THE idea that imperialist countries might have contradictory interests has existed since the 1884 Berlin Conference, which divided Africa.
Germany forfeited its overseas empire as the price of losing the 1914-18 inter-imperialist conflict thus, its subsequent expansionist efforts have focused on eastern Europe and Russia.
German capital is not particularly rapacious in comparison to its rivals, but it has attracted particular opprobrium because its victims have tended to be white and European, whereas the British butcher’s apron, like the republican French tricolour and the Belgian, Italian, Spanish and Portuguese flags, have mostly flown over the bodies of brown and black-skinned people.
We can thus understand why the new German Chancellor Friedrich Merz is hosting a series of virtual meetings in a bid to beef up European support for the embattled Ukrainian President Volodymyr Zelensky in advance of the summit between Donald Trump and Vladimir Putin this Friday.
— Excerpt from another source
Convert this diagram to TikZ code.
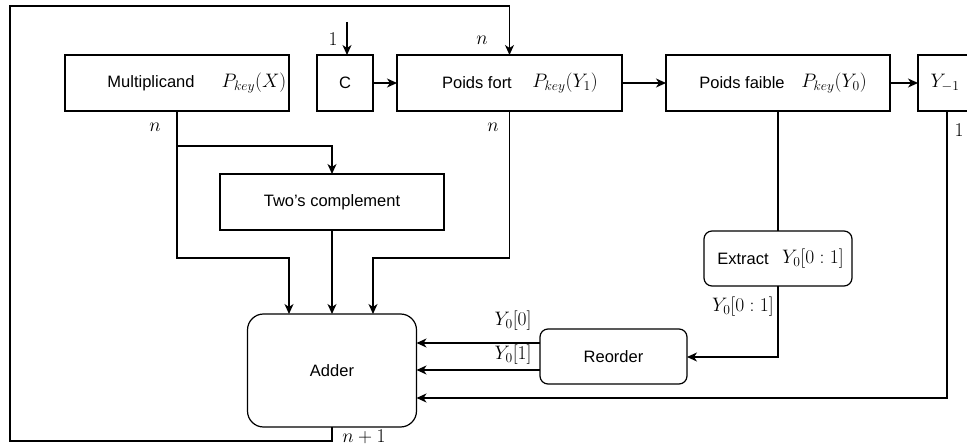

If they agree on a way to dial down Nato’s proxy war in Ukraine, it will block German capital at a point when the barely subterranean tensions between the US and its European “allies” have already weakened the advantage Germany’s manufacturing has traditionally enjoyed in the EU.
Trump has floated the idea that Ukraine should give up territory to end the war. The most obvious would be the Donbass, which Russia mostly holds and from which it is steadily squeezing the Ukrainian military.
That this territory was ceded by Lenin and Stalin to the Ukrainian Soviet Republic soon after the revolution, and that the present war has its origins in the US-sponsored Maidan coup and the subsequent Ukrainian assault on the largely Russian population, are the reasons Russian is highly unlikely to concede anything here. The same goes for Crimea, which was handed to Soviet socialist Ukraine in the 1950s.
A surprising shaft of reason comes from the hitherto unlikely direction of Nato’s new boss, former Dutch premier Mark Rutte, who argued earlier this month: “When it comes to the entire issue of territory, when it comes to recognition, for example, perhaps in a future agreement, that Russia actually controls part of Ukrainian territory, that must be an actual recognition, not a de jure political recognition.”
Putin’s position is that a ceasefire would start as soon as Ukraine withdrew from four regions mostly occupied by Russia — Donetsk, Luhansk, Kherson and Zaporizhzhia — and he wants Ukraine to end its efforts to join Nato.
Perhaps not surprisingly for the Nato chief, who holds the ring between the North American and the European Nato members, Rutte says Trump’s aim is to reduce casualties and reconstruct Ukraine’s infrastructure. There is little in Zelensky’s rhetoric which meshes with this, and powerful elements in the EU appear to see the conflict continuing indefinitely, with neither a ceasefire or territorial concessions.
Keir Starmer has picked up Boris Johnson’s approach in running interference on measures to dial down the conflict. Johnson infamously flew to Kiev to scupper a likely peace deal, and Starmer co-chaired Wednesday’s conference call with Zelensky, Emmanuel Macron and Merz in advance of the meeting with Trump and his Vice-President JD Vance.
Last weekend, Britain’s lame-duck Foreign Secretary David Lammy hosted a meeting with Ukraine’s hard men Rustem Umerov, secretary of the National Security and Defence Council, and Zelensky’s minder Andriy Yermak, plus officials from Britain, the US, EU, France, Germany, Italy, Finland and Nato.
With Starmer heading the war party, it will be interesting to see whether the EU — plus Britain — has any clout with the US or whether the British bourgeoisie retains anything like a “special relationship” with its transatlantic counterparts.